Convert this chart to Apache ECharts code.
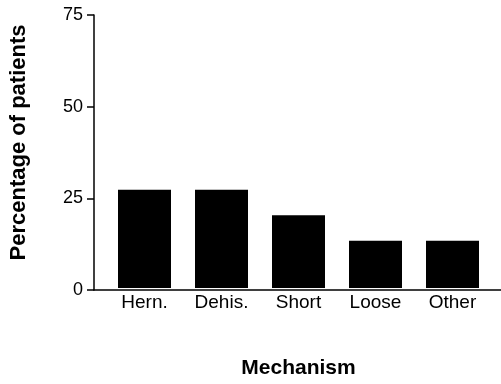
<!DOCTYPE html>
<html>
<head>
<meta charset="utf-8">
<script src="https://cdn.jsdelivr.net/npm/echarts@6/dist/echarts.min.js"></script>
<style>
  html, body { margin: 0; padding: 0; background: #fff; }
  #chart { width: 501px; height: 384px; }
</style>
</head>
<body>
<div id="chart"></div>
<script>
// mecanismos y porcentajes
const mechanisms = ['Hern.', 'Dehis.', 'Short', 'Loose', 'Other'];
const percentages = [27, 27, 20, 13, 13];
const yTicks = { min: 0, max: 75, interval: 25 };

const chart = echarts.init(document.getElementById('chart'));
const font = 'Liberation Sans, Arial, Helvetica, sans-serif';

chart.setOption({
  animation: false,
  // grid 0: barras; grid 1: ejes (la linea x va de borde a borde)
  grid: [
    { left: 106, right: 10, top: 15, bottom: 94 },
    { left: 94, right: 0, top: 15, bottom: 94 }
  ],
  xAxis: [
    {
      type: 'category',
      gridIndex: 0,
      data: mechanisms,
      axisLine: { show: false },
      axisTick: { show: false },
      axisLabel: { color: '#000', fontSize: 19, fontFamily: font, margin: 5 },
      name: 'Mechanism',
      nameLocation: 'middle',
      nameGap: 70,
      nameTextStyle: { color: '#000', fontSize: 21, fontWeight: 'bold', fontFamily: font }
    },
    {
      type: 'value',
      gridIndex: 1,
      min: 0,
      max: 1,
      axisLine: { show: true, lineStyle: { color: '#000', width: 1.5 } },
      axisTick: { show: false },
      axisLabel: { show: false },
      splitLine: { show: false }
    }
  ],
  yAxis: [
    {
      type: 'value',
      gridIndex: 0,
      min: yTicks.min,
      max: yTicks.max,
      interval: yTicks.interval,
      show: false
    },
    {
      type: 'value',
      gridIndex: 1,
      min: yTicks.min,
      max: yTicks.max,
      interval: yTicks.interval,
      axisLine: { show: true, lineStyle: { color: '#000', width: 1.5 } },
      axisTick: { show: true, length: 7, lineStyle: { color: '#000', width: 1.5 } },
      axisLabel: { color: '#000', fontSize: 18, fontFamily: font, margin: 11 },
      splitLine: { show: false },
      name: 'Percentage of patients',
      nameLocation: 'middle',
      nameRotate: 90,
      nameGap: 64,
      nameTextStyle: {
        color: '#000', fontSize: 22, fontWeight: 'bold', fontFamily: font,
        padding: [0, 0, 0, 20]
      }
    }
  ],
  series: [
    {
      type: 'bar',
      xAxisIndex: 0,
      yAxisIndex: 0,
      data: percentages,
      barWidth: 53,
      itemStyle: { color: '#000' }
    }
  ]
});
</script>
</body>
</html>
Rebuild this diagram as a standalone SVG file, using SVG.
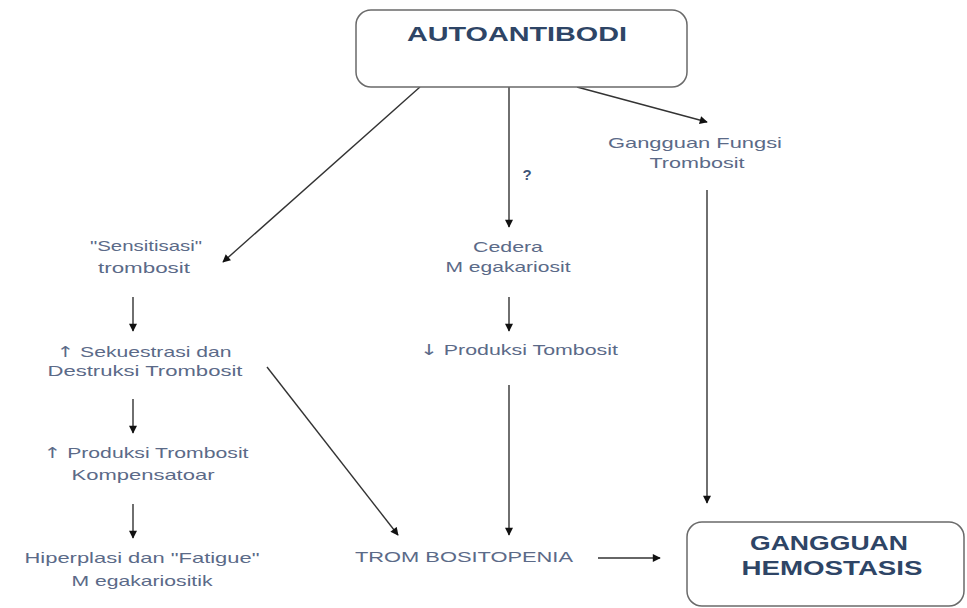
<svg xmlns="http://www.w3.org/2000/svg" width="967" height="608" viewBox="0 0 967 608">
<defs>
<style>
.lbl{font-family:"Liberation Sans",Arial,sans-serif;font-size:15px;fill:#5b6a88;text-anchor:middle;}
.ar{font-family:"DejaVu Sans",sans-serif;fill:#5b6a88;}
.ttl{font-family:"Liberation Sans",Arial,sans-serif;font-size:21px;font-weight:bold;fill:#2e4566;text-anchor:middle;}
.box{fill:#ffffff;stroke:#6a6a6a;stroke-width:1.5;}
.con{stroke:#333333;stroke-width:1.4;fill:none;marker-end:url(#ah);}
</style>
<marker id="ah" viewBox="0 0 10 10" refX="9" refY="5" markerWidth="9" markerHeight="8" markerUnits="userSpaceOnUse" orient="auto">
<path d="M0,0 L10,5 L0,10 z" fill="#111111"/>
</marker>
</defs>
<rect width="967" height="608" fill="#ffffff"/>
<g id="connectors">
<line class="con" x1="420" y1="87" x2="223" y2="262"/>
<line class="con" x1="509" y1="87" x2="509" y2="227"/>
<line class="con" x1="577" y1="87" x2="707" y2="122"/>
<line class="con" x1="707" y1="190" x2="707" y2="503"/>
<line class="con" x1="133" y1="297" x2="133" y2="331"/>
<line class="con" x1="133" y1="399" x2="133" y2="433"/>
<line class="con" x1="133" y1="504" x2="133" y2="538"/>
<line class="con" x1="509" y1="297" x2="509" y2="331"/>
<line class="con" x1="267" y1="367" x2="398" y2="535"/>
<line class="con" x1="509" y1="385" x2="509" y2="535"/>
<line class="con" x1="598" y1="558" x2="660" y2="558"/>
</g>
<g id="q"><text class="lbl" x="527" y="180" style="font-weight:bold;fill:#3f5578">?</text></g>
<g id="autoantibodi">
<rect class="box" x="356" y="10" width="331" height="77" rx="15" ry="15"/>
<text class="ttl" x="517" y="41" textLength="220" lengthAdjust="spacingAndGlyphs">AUTOANTIBODI</text>
</g>
<g id="sensitisasi">
<text class="lbl" x="146" y="251" textLength="112" lengthAdjust="spacingAndGlyphs">"Sensitisasi"</text>
<text class="lbl" x="144" y="273" textLength="92" lengthAdjust="spacingAndGlyphs">trombosit</text>
</g>
<g id="sekuestrasi">
<text class="lbl" x="144" y="357" textLength="175" lengthAdjust="spacingAndGlyphs"><tspan class="ar">↑</tspan> Sekuestrasi dan</text>
<text class="lbl" x="145" y="376" textLength="195" lengthAdjust="spacingAndGlyphs">Destruksi Trombosit</text>
</g>
<g id="produksi-kompensatoar">
<text class="lbl" x="146" y="458" textLength="205" lengthAdjust="spacingAndGlyphs"><tspan class="ar">↑</tspan> Produksi Trombosit</text>
<text class="lbl" x="143" y="480" textLength="143" lengthAdjust="spacingAndGlyphs">Kompensatoar</text>
</g>
<g id="hiperplasi">
<text class="lbl" x="142" y="563" textLength="235" lengthAdjust="spacingAndGlyphs">Hiperplasi dan "Fatigue"</text>
<text class="lbl" x="142" y="586" textLength="141" lengthAdjust="spacingAndGlyphs">M egakariositik</text>
</g>
<g id="cedera">
<text class="lbl" x="508" y="252" textLength="70" lengthAdjust="spacingAndGlyphs">Cedera</text>
<text class="lbl" x="508" y="272" textLength="125" lengthAdjust="spacingAndGlyphs">M egakariosit</text>
</g>
<g id="produksi-tombosit">
<text class="lbl" x="519" y="355" textLength="198" lengthAdjust="spacingAndGlyphs"><tspan class="ar">↓</tspan> Produksi Tombosit</text>
</g>
<g id="gangguan-fungsi">
<text class="lbl" x="695" y="148" textLength="174" lengthAdjust="spacingAndGlyphs">Gangguan Fungsi</text>
<text class="lbl" x="697" y="168" textLength="95" lengthAdjust="spacingAndGlyphs">Trombosit</text>
</g>
<g id="trombositopenia">
<text class="lbl" x="464" y="562" textLength="218" lengthAdjust="spacingAndGlyphs">TROM BOSITOPENIA</text>
</g>
<g id="gangguan-hemostasis">
<rect class="box" x="687" y="522" width="277" height="84" rx="15" ry="15"/>
<text class="ttl" x="829" y="550" textLength="158" lengthAdjust="spacingAndGlyphs">GANGGUAN</text>
<text class="ttl" x="832" y="575" textLength="181" lengthAdjust="spacingAndGlyphs">HEMOSTASIS</text>
</g>
</svg>
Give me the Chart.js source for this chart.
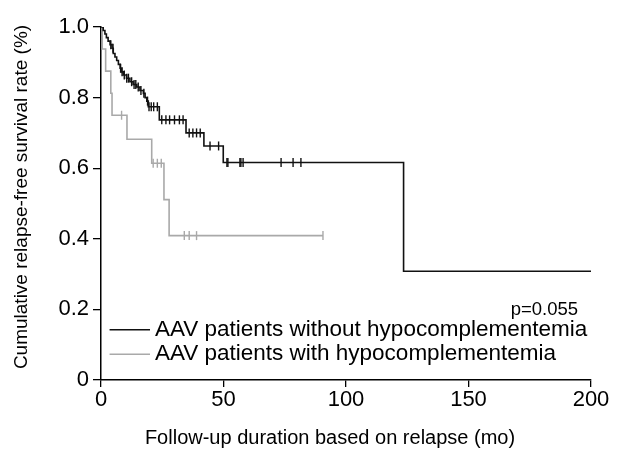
<!DOCTYPE html>
<html>
<head>
<meta charset="utf-8">
<script src="https://cdn.jsdelivr.net/npm/chart.js@4.4.1/dist/chart.umd.min.js"></script>
<style>
  html, body { margin: 0; padding: 0; background: #fff; }
  #wrap { width: 619px; height: 450px; }
</style>
</head>
<body>
<div id="wrap"><canvas id="km"></canvas></div>
<script>
// Kaplan-Meier steps (months, survival after the step)
var noHypoTimes = [0.9, 1.6, 2.2, 2.9, 3.7, 4.5, 5.0, 5.7, 6.4, 7.1, 7.8, 8.4, 9.1, 10.4, 11.8, 13.1, 14.6, 15.9, 17.3, 18.0, 18.7, 19.3, 23.8, 34.7, 42.0, 49.9, 123.5];
var noHypoSurv = [0.99, 0.98, 0.97, 0.96, 0.95, 0.94, 0.925, 0.915, 0.905, 0.894, 0.883, 0.873, 0.864, 0.855, 0.845, 0.837, 0.83, 0.82, 0.812, 0.80, 0.79, 0.774, 0.737, 0.70, 0.663, 0.616, 0.308];
var noHypoCensor = [4.0, 4.9, 8.0, 8.6, 9.5, 10.5, 11.2, 12.5, 13.5, 14.2, 15.2, 16.3, 17.5, 19.0, 19.6, 20.5, 21.5, 23.0, 24.8, 26.5, 28, 30, 32, 33.5, 36, 37.5, 39, 40.5, 44.5, 48, 51.4, 51.8, 56.7, 57.1, 58, 73.5, 78.4, 81.6];
var noHypoEnd = 200;

var hypoTimes = [0.5, 1.9, 4.0, 4.5, 10.6, 20.7, 25.7, 27.8];
var hypoSurv = [0.9375, 0.875, 0.8125, 0.75, 0.682, 0.614, 0.511, 0.409];
var hypoCensor = [8.4, 21.3, 23, 24.6, 34, 36, 39, 90.6];
var hypoEnd = 90.6;

var xTicks = [0, 50, 100, 150, 200];
var yTicks = [0, 0.2, 0.4, 0.6, 0.8, 1.0];

var labelNoHypo = "AAV patients without hypocomplementemia";
var labelHypo = "AAV patients with hypocomplementemia";
var pValue = "p=0.055";
var xTitle = "Follow-up duration based on relapse (mo)";
var yTitle = "Cumulative relapse-free survival rate (%)";

var FONT = "'Liberation Sans', Arial, Helvetica, sans-serif";
var BLACK = "#111";
var GRAY = "#a9a9a9";

function survAt(times, surv, t) {
    var s = 1;
    for (var i = 0; i < times.length; i++) {
        if (times[i] <= t) s = surv[i];
    }
    return s;
}

function stepPoints(times, surv, end) {
    var pts = [{ x: 0, y: 1 }];
    for (var i = 0; i < times.length; i++) {
        pts.push({ x: times[i], y: surv[i] });
    }
    pts.push({ x: end, y: surv[surv.length - 1] });
    return pts;
}

function censorPoints(times, surv, censor) {
    return censor.map(function (t) {
        return { x: t, y: survAt(times, surv, t) };
    });
}

// legend, p value and axis titles
var annotations = {
    id: "annotations",
    afterDraw: function (chart) {
        var ctx = chart.ctx;
        var xs = chart.scales.x, ys = chart.scales.y;
        ctx.save();
        ctx.fillStyle = "#000";
        ctx.textBaseline = "middle";

        ctx.font = "18.5px " + FONT;
        ctx.textAlign = "right";
        ctx.fillText(pValue, xs.getPixelForValue(194.7), ys.getPixelForValue(0.198));

        ctx.font = "22.5px " + FONT;
        var rows = [[labelNoHypo, BLACK, 0.142], [labelHypo, GRAY, 0.073]];
        rows.forEach(function (r) {
            var y = ys.getPixelForValue(r[2]);
            ctx.strokeStyle = r[1];
            ctx.lineWidth = 1.5;
            ctx.beginPath();
            ctx.moveTo(xs.getPixelForValue(3.5), y);
            ctx.lineTo(xs.getPixelForValue(20), y);
            ctx.stroke();
            ctx.textAlign = "left";
            ctx.fillText(r[0], xs.getPixelForValue(22), y);
        });

        ctx.font = "20px " + FONT;
        ctx.textAlign = "center";
        ctx.fillText(xTitle, 330, 438);

        ctx.font = "19px " + FONT;
        ctx.translate(22, 197);
        ctx.rotate(-Math.PI / 2);
        ctx.fillText(yTitle, 0, 0);
        ctx.restore();
    }
};

var ctxKm = document.getElementById("km").getContext("2d");

var chartKm = new Chart(ctxKm, {
    type: "line",
    data: {
        datasets: [
            {
                label: labelNoHypo,
                data: stepPoints(noHypoTimes, noHypoSurv, noHypoEnd),
                borderColor: BLACK,
                borderWidth: 1.6,
                stepped: "before",
                pointRadius: 0,
                fill: false,
                order: 1
            },
            {
                type: "scatter",
                data: censorPoints(noHypoTimes, noHypoSurv, noHypoCensor),
                pointStyle: "line",
                rotation: 90,
                pointRadius: 4.5,
                borderColor: BLACK,
                borderWidth: 1.4,
                showLine: false,
                order: 1
            },
            {
                label: labelHypo,
                data: stepPoints(hypoTimes, hypoSurv, hypoEnd),
                borderColor: GRAY,
                borderWidth: 1.6,
                stepped: "before",
                pointRadius: 0,
                fill: false,
                order: 2
            },
            {
                type: "scatter",
                data: censorPoints(hypoTimes, hypoSurv, hypoCensor),
                pointStyle: "line",
                rotation: 90,
                pointRadius: 4.5,
                borderColor: GRAY,
                borderWidth: 1.4,
                showLine: false,
                order: 2
            }
        ]
    },
    options: {
        responsive: true,
        maintainAspectRatio: false,
        animation: false,
        layout: { padding: { left: 0, right: 28, top: 27, bottom: 0 } },
        plugins: {
            legend: { display: false },
            tooltip: { enabled: false }
        },
        scales: {
            x: {
                type: "linear",
                min: 0,
                max: 200,
                afterBuildTicks: function (scale) {
                    scale.ticks = xTicks.map(function (v) { return { value: v }; });
                },
                afterFit: function (scale) { scale.height = 70; },
                ticks: {
                    color: "#000",
                    font: { family: FONT, size: 22 },
                    padding: 0,
                    maxRotation: 0
                },
                grid: {
                    display: true,
                    drawOnChartArea: false,
                    drawTicks: true,
                    tickLength: 7,
                    color: "#000",
                    lineWidth: 1.3
                },
                border: { display: true, color: "#000", width: 1.5 }
            },
            y: {
                type: "linear",
                min: 0,
                max: 1,
                afterBuildTicks: function (scale) {
                    scale.ticks = yTicks.map(function (v) { return { value: v }; });
                },
                afterFit: function (scale) { scale.width = 101; },
                ticks: {
                    color: "#000",
                    font: { family: FONT, size: 22 },
                    padding: 4,
                    callback: function (v) { return v === 0 ? "0" : v.toFixed(1); }
                },
                grid: {
                    display: true,
                    drawOnChartArea: false,
                    drawTicks: true,
                    tickLength: 8,
                    color: "#000",
                    lineWidth: 1.3
                },
                border: { display: true, color: "#000", width: 1.5 }
            }
        }
    },
    plugins: [annotations]
});
</script>
</body>
</html>
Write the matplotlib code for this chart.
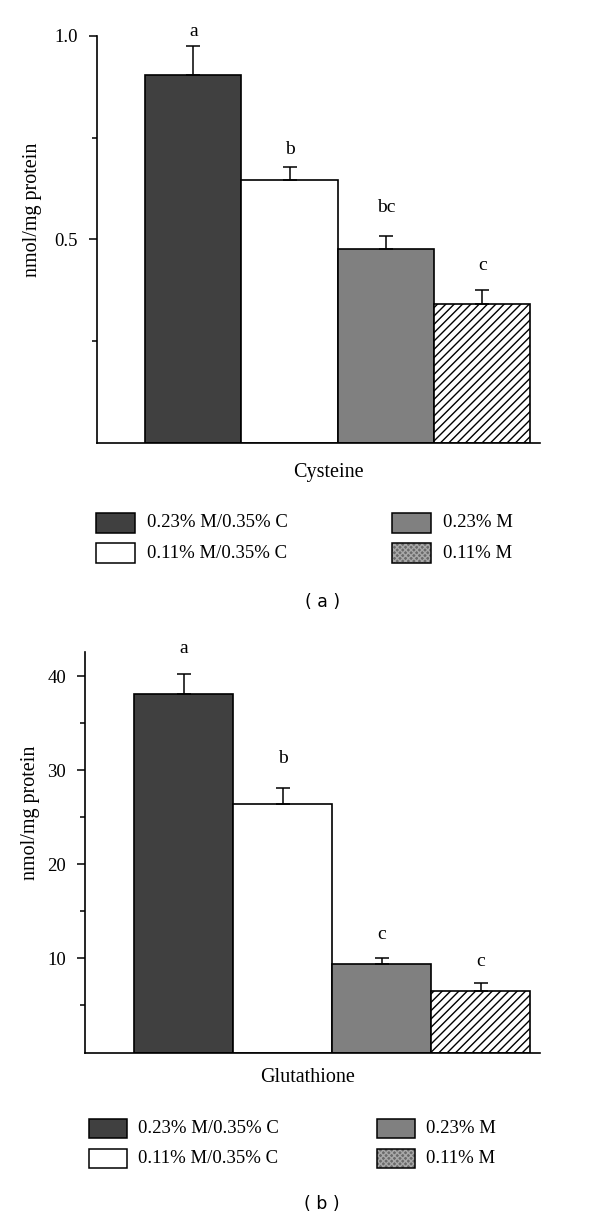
import matplotlib
matplotlib.use("Agg")
import matplotlib.pyplot as plt
from matplotlib.patches import Rectangle
import numpy as np

# ---- data ----
groups = ["0.23% M/0.35% C", "0.11% M/0.35% C", "0.23% M", "0.11% M"]
cys_mean = [0.903, 0.645, 0.476, 0.342]
cys_err = [0.072, 0.033, 0.032, 0.034]
cys_letters = ["a", "b", "bc", "c"]
glu_mean = [38.1, 26.4, 9.43, 6.52]
glu_err = [2.1, 1.7, 0.57, 0.9]
glu_letters = ["a", "b", "c", "c"]

W, H = 600, 1222
DPI = 100
fig = plt.figure(figsize=(W / DPI, H / DPI), dpi=DPI)
SERIF = ["Liberation Serif", "DejaVu Serif"]
plt.rcParams["font.family"] = SERIF

fills = ["#404040", "white", "#808080", "white"]
hatches = [None, None, None, "////"]


def px_axes(l, r, top, bot):
    return fig.add_axes([l / W, 1 - bot / H, (r - l) / W, (bot - top) / H])


def draw_panel(ax, means, errs, letters, ylim, major, minor, fmt, offsets_px):
    x = np.arange(len(means))
    for i in range(len(means)):
        ax.bar(x[i], means[i], width=1.0, color=fills[i], edgecolor="black",
               linewidth=1.2, hatch=hatches[i], zorder=2)
    ax.errorbar(x, means, yerr=[np.zeros(len(errs)), errs], fmt="none",
                ecolor="black", elinewidth=1.1, capsize=5, capthick=1.1, zorder=3)
    for i in range(len(means)):
        ax.annotate(letters[i], (x[i], means[i] + errs[i]),
                    xytext=(0, offsets_px[i] * 72 / DPI), textcoords="offset points",
                    ha="center", va="center", fontsize=14, annotation_clip=False)
    ax.set_xlim(-1.0, 3.6)
    ax.set_ylim(*ylim)
    ax.set_yticks(major)
    ax.set_yticklabels([fmt.format(v) for v in major], fontsize=13.5)
    ax.set_yticks(minor, minor=True)
    ax.set_xticks([])
    for s in ["top", "right"]:
        ax.spines[s].set_visible(False)
    for s in ["left", "bottom"]:
        ax.spines[s].set_linewidth(1.2)
    ax.tick_params(axis="y", which="major", length=5.5, width=1.1, direction="out", pad=8)
    ax.tick_params(axis="y", which="minor", length=3.5, width=1.1, direction="out")
    ax.set_ylabel("nmol/mg protein", fontsize=14.5)


ax1 = px_axes(97, 540, 35.7, 443)
draw_panel(ax1, cys_mean, cys_err, cys_letters, (0, 1.0), [0.5, 1.0], [0.25, 0.75],
           "{:.1f}", [14, 17, 29, 24])
ax1.yaxis.set_label_coords(-0.124, 0.572)

ax2 = px_axes(85, 540, 651.7, 1052.5)
draw_panel(ax2, glu_mean, glu_err, glu_letters, (0, 42.6), [10, 20, 30, 40], [5, 15, 25, 35],
           "{:.0f}", [26, 30, 24, 21])
ax2.yaxis.set_label_coords(-0.099, 0.598)

# overlay axes in pixel coordinates for captions and legends
ov = fig.add_axes([0, 0, 1, 1])
ov.set_xlim(0, W)
ov.set_ylim(H, 0)
ov.axis("off")
ov.patch.set_alpha(0)

ov.text(328, 473, "Cysteine", ha="center", va="center", fontsize=14.5)
ov.text(308, 1078, "Glutathione", ha="center", va="center", fontsize=14.5)
ov.text(323, 602, "( a )", ha="center", va="center", fontsize=12.5, family="DejaVu Sans")
ov.text(322, 1204, "( b )", ha="center", va="center", fontsize=12.5, family="DejaVu Sans")


def legend(x_left, x_right, y_rows, sw, sh, tx_gap):
    order = [(0, x_left, y_rows[0]), (1, x_left, y_rows[1]),
             (2, x_right, y_rows[0]), (3, x_right, y_rows[1])]
    for i, xl, yc in order:
        if i == 3:
            ov.add_patch(Rectangle((xl, yc - sh / 2), sw, sh, facecolor="#6a6a6a",
                                   edgecolor="#a8a8a8", hatch="xxxxxx", linewidth=0))
            ov.add_patch(Rectangle((xl, yc - sh / 2), sw, sh, facecolor="none",
                                   edgecolor="black", linewidth=1.1))
        else:
            ov.add_patch(Rectangle((xl, yc - sh / 2), sw, sh, facecolor=fills[i],
                                   edgecolor="black", linewidth=1.1))
        ov.text(xl + sw + tx_gap, yc, groups[i], ha="left", va="center", fontsize=13.5)


legend(96, 392, [522.7, 553], 39, 20, 12)
legend(89, 377, [1128.7, 1158.7], 38, 19, 11.5)

fig.savefig("out.png", dpi=DPI)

● ● ● ● ● ● ●

Give again, word for word, every line from the top of the data above to the line holding "const font = 'Liberation", inclusive, with the pictures left out.

Convert this chart to Apache ECharts code.
<!DOCTYPE html>
<html>
<head>
<meta charset="utf-8">
<script src="https://cdn.jsdelivr.net/npm/echarts@6/dist/echarts.min.js"></script>
<style>
  html, body { margin: 0; padding: 0; background: #fff; }
  #chart { width: 501px; height: 384px; }
</style>
</head>
<body>
<div id="chart"></div>
<script>
// mecanismos y porcentajes
const mechanisms = ['Hern.', 'Dehis.', 'Short', 'Loose', 'Other'];
const percentages = [27, 27, 20, 13, 13];
const yTicks = { min: 0, max: 75, interval: 25 };

const chart = echarts.init(document.getElementById('chart'));
const font = 'Liberation Sans, Arial, Helvetica, sans-serif';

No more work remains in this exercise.